Download example file for Version 9 (*.rsgz9)
The following diagram shows a broad overview of an ECS system and its AC subsystem.
The diagram shows that air travels from the engine and into an upstream air bleed system. It then goes through a flow control valve and a heat exchanger before it is pressurized and released at a controlled temperature to the people on board. Each component has an associated heat detector with different detection capabilities. If the heat detectors alert the pilot to an air leak, the pilot can activate the shut off valves to retain pressure.
For the purposes of this example, we will use the following simplified diagram and assumptions.
Note that the following assumptions are for example purposes only and do not reflect actual failure distributions for an aircraft.
- The upstream air bleed system (UABS) reliability follows a 2-parameter Weibull distribution with a beta of 1.5 and an eta of 140,000 hours. A failure would be an air leak that causes depressurization and overheating within the UABS.
- The flow control valve (FCV) reliability follows a 2-parameter Weibull distribution with a beta of 2 and an eta of 120,000 hours. A failure would be an air leak that causes depressurization and overheating around the FCV.
- The heat exchanger (HE) reliability follows a 2-parameter Weibull distribution with a beta of 1.5 and an eta of 100,000 hours. A failure would be an air leak that causes depressurization and overheating around the HE.
- The UABS system heat detector is located at the end of the upstream system and detects 95% of all overheating occurrences.
- The FCV system heat detector is located next to the FCV and detects 90% of all overheating occurrences.
- The HE system heat detector is located next to the heat exchanger and detects 98% of all overheating occurrences.
- The aircraft must have operated for 20,000 hours before preventive maintenance (PM) is performed. If a failure is detected, the plane is grounded immediately and then repaired before another flight occurs.
Step 1: In RENO, create reliability models for the UABS, FCV and HE systems, as shown next.
Step 2: Define RENO static functions that will generate a random failure time from each model, as shown next.

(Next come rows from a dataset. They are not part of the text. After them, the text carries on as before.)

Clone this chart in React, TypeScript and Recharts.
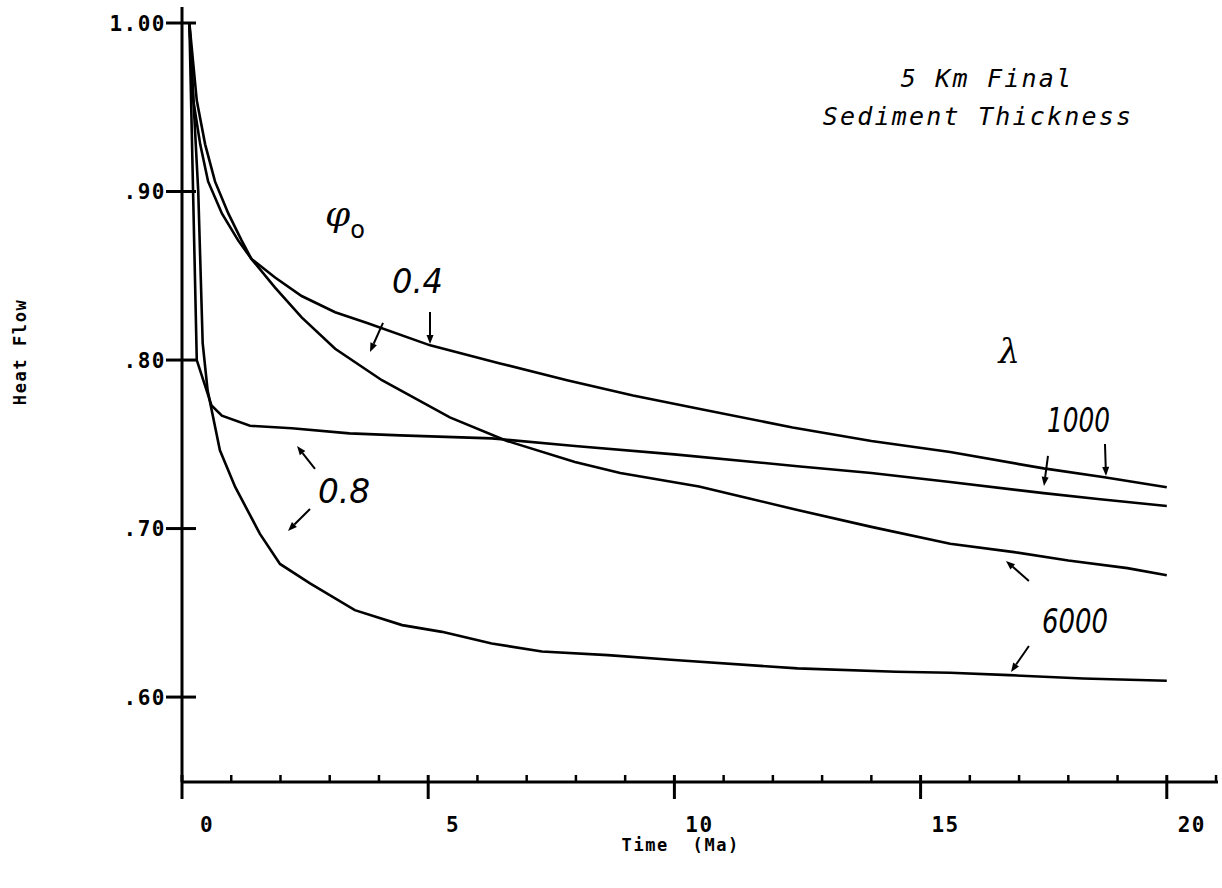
import React from 'react';
import { LineChart, Line, XAxis, YAxis, ReferenceLine, ReferenceDot } from 'recharts';

// Heat flow (normalised) vs time (Ma): [time, heat flow]
const phi04Lambda1000: [number, number][] = [
  [0.15, 1.0], [0.23, 0.954], [0.37, 0.928], [0.53, 0.906], [0.81, 0.887], [1.14, 0.871],
  [1.41, 0.86], [1.89, 0.849], [2.43, 0.838], [3.11, 0.8284], [3.76, 0.822], [5.04, 0.8087],
  [6.46, 0.798], [7.82, 0.788], [9.16, 0.779], [10.52, 0.771], [12.4, 0.76], [14.0, 0.752],
  [15.6, 0.7454], [17.5, 0.7357], [18.7, 0.7306], [20.0, 0.7245],
];
const phi04Lambda6000: [number, number][] = [
  [0.15, 1.0], [0.3, 0.954], [0.47, 0.928], [0.67, 0.906], [0.94, 0.887], [1.21, 0.871],
  [1.41, 0.86], [1.89, 0.843], [2.43, 0.8253], [3.11, 0.8067], [4.06, 0.788], [5.44, 0.766],
  [6.6, 0.752], [7.98, 0.7395], [8.9, 0.733], [10.5, 0.725], [11.5, 0.718], [12.5, 0.711],
  [14.0, 0.701], [15.6, 0.691], [16.9, 0.686], [18.0, 0.681], [19.2, 0.6765], [20.0, 0.6723],
];
const phi08Lambda1000: [number, number][] = [
  [0.15, 1.0], [0.3, 0.8], [0.6, 0.773], [0.81, 0.767], [1.38, 0.761], [2.23, 0.7595],
  [3.4, 0.7565], [4.43, 0.7553], [6.29, 0.7535], [7.98, 0.749], [10.0, 0.744], [12.5, 0.737],
  [14.0, 0.733], [15.6, 0.7276], [17.5, 0.721], [18.6, 0.7175], [20.0, 0.7134],
];
const phi08Lambda6000: [number, number][] = [
  [0.15, 1.0], [0.33, 0.9], [0.42, 0.81], [0.52, 0.782], [0.77, 0.7464], [1.08, 0.7247],
  [1.58, 0.697], [1.99, 0.679], [2.6, 0.6675], [3.51, 0.6516], [4.47, 0.6427], [5.28, 0.6387],
  [6.29, 0.6318], [7.31, 0.627], [8.65, 0.6249], [10.0, 0.622], [12.5, 0.617], [14.5, 0.615],
  [15.6, 0.6144], [16.8, 0.613], [18.3, 0.611], [20.0, 0.6097],
];

const xTicks = [0, 1, 2, 3, 4, 5, 6, 7, 8, 9, 10, 11, 12, 13, 14, 15, 16, 17, 18, 19, 20, 21];
const xMajorTicks = [0, 5, 10, 15, 20];
const yTicks = [0.6, 0.7, 0.8, 0.9, 1.0];
const yTickLabels = ['.60', '.70', '.80', '.90', '1.00'];

// annotation arrows: [fromT, fromQ, tipT, tipQ]
const arrows: [number, number, number, number][] = [
  [4.082, 0.822, 3.818, 0.8048],
  [5.037, 0.8285, 5.037, 0.8095],
  [2.701, 0.7354, 2.336, 0.749],
  [2.6, 0.7116, 2.153, 0.6986],
  [17.587, 0.7431, 17.506, 0.7253],
  [18.745, 0.7502, 18.765, 0.7312],
  [17.2, 0.6689, 16.734, 0.6808],
  [17.2, 0.6303, 16.836, 0.6149],
];

// curve labels: [t, q, text, width]
const curveLabels: [number, number, string, number][] = [
  [4.783, 0.8398, '0.4', 51],
  [3.29, 0.7152, '0.8', 52],
  [18.207, 0.7573, '1000', 63],
  [18.136, 0.638, '6000', 66],
];

const titleLines: [number, number, string][] = [
  [16.35, 0.9621, '5 Km Final'],
  [16.166, 0.9395, 'Sediment Thickness'],
];

const phiLabel: [number, number] = [3.31, 0.8796];
const lambdaLabel: [number, number] = [16.8, 0.7983];
const xTitle: [number, number, string] = [10.13, 0.5085, 'Time  (Ma)'];
const yTitle: [number, number, string] = [-3.29, 0.8048, 'Heat Flow'];

const toPoints = (arr: [number, number][]) => arr.map(([t, q]) => ({ t, q }));

const MONO = '"DejaVu Sans Mono", "Liberation Mono", monospace';

const XTick = (props: any) => {
  const { x, y, payload } = props;
  const v = payload.value;
  const major = xMajorTicks.includes(v);
  if (!major) {
    return <line x1={x} y1={y} x2={x} y2={y - 7} stroke="#000" strokeWidth={2.5} />;
  }
  return (
    <g>
      <line x1={x} y1={y - 7} x2={x} y2={y + 17} stroke="#000" strokeWidth={3} />
      <text x={x + 25} y={y + 50} textAnchor="middle" fontFamily={MONO} fontWeight="bold"
        fontSize={21} letterSpacing={1.5} fill="#000">{String(v)}</text>
    </g>
  );
};

const YTick = (props: any) => {
  const { x, y, payload } = props;
  const idx = yTicks.findIndex((t) => Math.abs(t - payload.value) < 1e-6);
  return (
    <g>
      <line x1={x - 16} y1={y} x2={x + 14} y2={y} stroke="#000" strokeWidth={3} />
      <text x={x - 16} y={y} dy="0.36em" textAnchor="end" fontFamily={MONO} fontWeight="bold"
        fontSize={21} letterSpacing={1.5} fill="#000">{idx >= 0 ? yTickLabels[idx] : ''}</text>
    </g>
  );
};

const ArrowShape = (props: any) => {
  const { x1, y1, x2, y2 } = props;
  if ([x1, y1, x2, y2].some((v) => typeof v !== 'number' || isNaN(v))) return null;
  const ang = Math.atan2(y2 - y1, x2 - x1);
  const L = 9;
  const W = 3.5;
  const bx = x2 - L * Math.cos(ang);
  const by = y2 - L * Math.sin(ang);
  const p1 = `${bx + W * Math.sin(ang)},${by - W * Math.cos(ang)}`;
  const p2 = `${bx - W * Math.sin(ang)},${by + W * Math.cos(ang)}`;
  return (
    <g>
      <line x1={x1} y1={y1} x2={bx} y2={by} stroke="#000" strokeWidth={2} />
      <polygon points={`${x2},${y2} ${p1} ${p2}`} fill="#000" />
    </g>
  );
};

const makeTextShape = (render: (cx: number, cy: number) => React.ReactElement) => (props: any) => {
  const { cx, cy } = props;
  if (typeof cx !== 'number' || typeof cy !== 'number') return null;
  return render(cx, cy);
};

export default function App() {
  return (
    <div style={{ position: 'absolute', left: 0, top: 0, width: 1222, height: 888, background: '#fff' }}>
      <LineChart width={1222} height={888} margin={{ top: 7, right: 4, bottom: 46, left: 122 }}>
        <XAxis type="number" dataKey="t" domain={[0, 21.04]} ticks={xTicks} interval={0}
          allowDataOverflow tickSize={0} tickMargin={0} tickLine={false} height={60}
          axisLine={{ stroke: '#000', strokeWidth: 3 }} tick={<XTick />} />
        <YAxis type="number" dataKey="q" domain={[0.5496, 1.0095]} ticks={yTicks} interval={0}
          allowDataOverflow tickSize={0} tickMargin={0} tickLine={false} width={60}
          axisLine={{ stroke: '#000', strokeWidth: 3 }} tick={<YTick />} />
        <Line data={toPoints(phi04Lambda1000)} dataKey="q" type="linear" stroke="#000" strokeWidth={2.6}
          dot={false} isAnimationActive={false} />
        <Line data={toPoints(phi04Lambda6000)} dataKey="q" type="linear" stroke="#000" strokeWidth={2.6}
          dot={false} isAnimationActive={false} />
        <Line data={toPoints(phi08Lambda1000)} dataKey="q" type="linear" stroke="#000" strokeWidth={2.6}
          dot={false} isAnimationActive={false} />
        <Line data={toPoints(phi08Lambda6000)} dataKey="q" type="linear" stroke="#000" strokeWidth={2.6}
          dot={false} isAnimationActive={false} />
        {arrows.map(([a, b, c, d], i) => (
          <ReferenceLine key={`ar${i}`} segment={[{ x: a, y: b }, { x: c, y: d }]} ifOverflow="visible"
            shape={ArrowShape} />
        ))}
        {curveLabels.map(([t, q, text, w], i) => (
          <ReferenceDot key={`cl${i}`} x={t} y={q} r={0} ifOverflow="visible"
            shape={makeTextShape((cx, cy) => (
              <text x={cx} y={cy} textAnchor="middle" fontFamily='"DejaVu Sans", sans-serif'
                fontStyle="italic" fontSize={33} textLength={w} lengthAdjust="spacingAndGlyphs"
                fill="#000">{text}</text>
            ))} />
        ))}
        {titleLines.map(([t, q, text], i) => (
          <ReferenceDot key={`tl${i}`} x={t} y={q} r={0} ifOverflow="visible"
            shape={makeTextShape((cx, cy) => (
              <text x={cx} y={cy} textAnchor="middle" fontFamily={MONO} fontStyle="italic"
                fontSize={25} letterSpacing={2.2} fill="#000">{text}</text>
            ))} />
        ))}
        <ReferenceDot x={phiLabel[0]} y={phiLabel[1]} r={0} ifOverflow="visible"
          shape={makeTextShape((cx, cy) => (
            <text x={cx} y={cy} textAnchor="middle" fontFamily='"DejaVu Serif", serif' fill="#000">
              <tspan fontSize={36} fontStyle="italic">φ</tspan>
              <tspan fontSize={24} dy={12} fontFamily='"DejaVu Sans", sans-serif'>o</tspan>
            </text>
          ))} />
        <ReferenceDot x={lambdaLabel[0]} y={lambdaLabel[1]} r={0} ifOverflow="visible"
          shape={makeTextShape((cx, cy) => (
            <text x={cx} y={cy} textAnchor="middle" fontFamily='"DejaVu Serif", serif'
              fontStyle="italic" fontSize={34} fill="#000">λ</text>
          ))} />
        <ReferenceDot x={xTitle[0]} y={xTitle[1]} r={0} ifOverflow="visible"
          shape={makeTextShape((cx, cy) => (
            <text x={cx} y={cy} textAnchor="middle" fontFamily={MONO} fontWeight="bold"
              fontSize={17} letterSpacing={1.6} fill="#000" style={{ whiteSpace: 'pre' }}>{xTitle[2]}</text>
          ))} />
        <ReferenceDot x={yTitle[0]} y={yTitle[1]} r={0} ifOverflow="visible"
          shape={makeTextShape((cx, cy) => (
            <text x={cx} y={cy} transform={`rotate(-90, ${cx}, ${cy})`} textAnchor="middle"
              dominantBaseline="central" fontFamily={MONO} fontWeight="bold" fontSize={17}
              letterSpacing={1.6} fill="#000">{yTitle[2]}</text>
          ))} />
      </LineChart>
    </div>
  );
}
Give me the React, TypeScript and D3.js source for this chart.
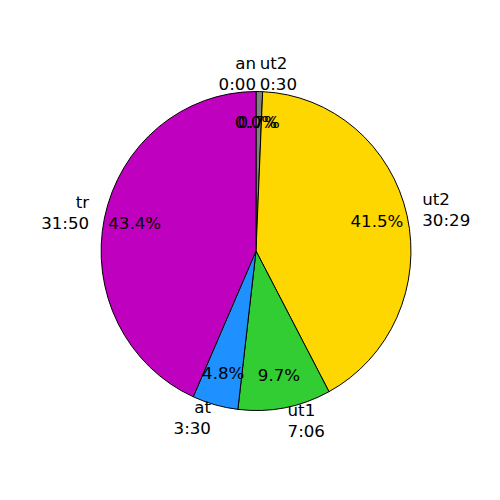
import React from "react";
import * as d3 from "d3";

const names = ["an", "ut2", "ut2", "ut1", "at", "tr"];
const durations = ["0:00", "0:30", "30:29", "7:06", "3:30", "31:50"];
const seconds = [0, 30, 1829, 426, 210, 1910];
const colors = ["#808080", "#808080", "#FFD700", "#32CD32", "#1E90FF", "#BF00BF"];

const W = 500;
const H = 500;
const cx = 256;
const cy = 251;
const rx = 155;
const ry = 159.5;
const FS = 16.67;

export default function App() {
  const idx = seconds.map((_, i) => i);
  const pie = d3
    .pie<number>()
    .sort(null)
    .value((i) => seconds[i])
    .startAngle(0)
    .endAngle(2 * Math.PI);
  const arcs = pie(idx);
  const arc = d3.arc<d3.PieArcDatum<number>>().innerRadius(0).outerRadius(1);
  const total = d3.sum(seconds);

  return (
    <svg
      width={W}
      height={H}
      style={{ position: "absolute", left: 0, top: 0, background: "#fff" }}
      fontFamily="DejaVu Sans"
      fontSize={FS}
    >
      <g transform={`translate(${cx},${cy}) scale(${rx},${ry})`}>
        {arcs.map((a) =>
          seconds[a.data] > 0 ? (
            <path
              key={a.data}
              d={arc(a) || ""}
              fill={colors[a.data]}
              stroke="#000"
              strokeWidth={1}
              vectorEffect="non-scaling-stroke"
              strokeLinejoin="round"
            />
          ) : null
        )}
      </g>
      {arcs.map((a) => {
        const mid = (a.startAngle + a.endAngle) / 2;
        const sx = Math.sin(mid);
        const sy = -Math.cos(mid);
        const lx = cx + 1.1 * rx * sx;
        const ly = cy + 1.1 * ry * sy;
        const anchor = sx > 1e-9 ? "start" : "end";
        const px = cx + 0.8 * rx * sx;
        const py = cy + 0.8 * ry * sy;
        const pct = ((seconds[a.data] / total) * 100).toFixed(1) + "%";
        return (
          <g key={a.data}>
            <text textAnchor={anchor} fill="#000">
              <tspan x={lx} y={ly - 7}>
                {names[a.data]}
              </tspan>
              <tspan x={lx} y={ly + 14}>
                {durations[a.data]}
              </tspan>
            </text>
            <text x={px} y={py + 4.5} textAnchor="middle" fill="#000">
              {pct}
            </text>
          </g>
        );
      })}
    </svg>
  );
}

In this example, the static functions use the RENO internal function called "rvm" to return a random value based on the UABS, FCV and HE models.
RENO static functions will compute a value only once before a simulation of the flowchart begins, as opposed to functions that generate new random values each time they are used in the flowchart. As you will see, these static functions will generate a failure time from each model and keep those failure times constant while simulation is in progress. This will allow us to compare those values against each other within the same simulation.
Step 3: Create a variable to define the aircraft's preventive maintenance cycle. In this case, an aircraft must have operated for 20,000 hours before maintenance is performed.
Step 4: Create a flowchart that follows the logic in the simplified diagram given above. For example, the following picture shows one possible flowchart for modeling the problem. This flowchart determines the probability that the heat detection sensors fail, given the probability that a component fails.
A breakdown of this flowchart is described next.
- The Upstream Air Bleed System block obtains a failure time based on the "StaticUABS" static function. The block then passes that value to the next block in the flowchart.
- The Flow Control Valve conditional block evaluates whether
the UABS's failure time is less than the FCV's failure time. If the
condition is true, then the UAB's failure time is sent down the "True"
path to compare it with the PM cycle time. If the
condition is false, the FCV's failure time is sent down the "False" path
to compare it with the HE's failure time.
The Heat Exchanger conditional block evaluates whether the FCV's failure time is less than the HE's failure time. If the condition is true, the FCV's failure time is compared with the PM cycle time; otherwise, the HE's failure time is compared with the PM cycle time.
- The Failure During Life conditional blocks compare the incoming failure times with the preventive maintenance cycle times to determine whether the aircraft is currently in use. Since PM_Cycle_Time is set to 20,000 hours, only failures that are less than or equal to 20,000 hours will be sent to the next block on the "True" path.
- The Failure Time Array result storage blocks record each failure time so that they can be plotted later. Notice that each component has its own result storage block so that each may be plotted separately.
- The Time Heat Occurs counter blocks count the number of times that overheating occurs. Each time the simulation passes through a counter block, the count is incremented by 1 and a value of 1 is passed to the next block in the flowchart.
- The Air Leak Is Properly Detected conditional blocks evaluate whether the heat detection systems were successful. Here, the
FP<=% condition configures the conditional blocks to ignore any incoming values. Instead, the
blocks will draw a random number uniformly distributed from 0 to 100, and then evaluate whether that number is less than or equal to the condition value.
For example, the UABS system detects 95% of all occurrences of overheating. Therefore, 95% of the time, a value of 1 will be sent down the "True" path and counted as a success, while 5% of the time, a value of 1 will be sent down the "False" path and counted as a failure.
Step 5: Perform 1,000 simulations on the flowchart. The results show that there is a 0.3% probability that the heat detectors will fail to detect an air leak within a preventive maintenance cycle.
The following plot shows the probability of failure at each time for the UABS, FCV and HE systems. The plot is generated based on data stored in the failure time array blocks.
Many reliability process analyses are complex and difficult to visualize. Creating a RENO flowchart can help reliability engineers better visualize the process, while using that same flowchart to perform analytical calculations or run simulations. Since RENO is also integrated into the Synthesis Platform, the reliability analysis can be linked to other related analyses in any other Synthesis application including Weibull++ and ALTA analyses, BlockSim diagrams and fault trees, etc.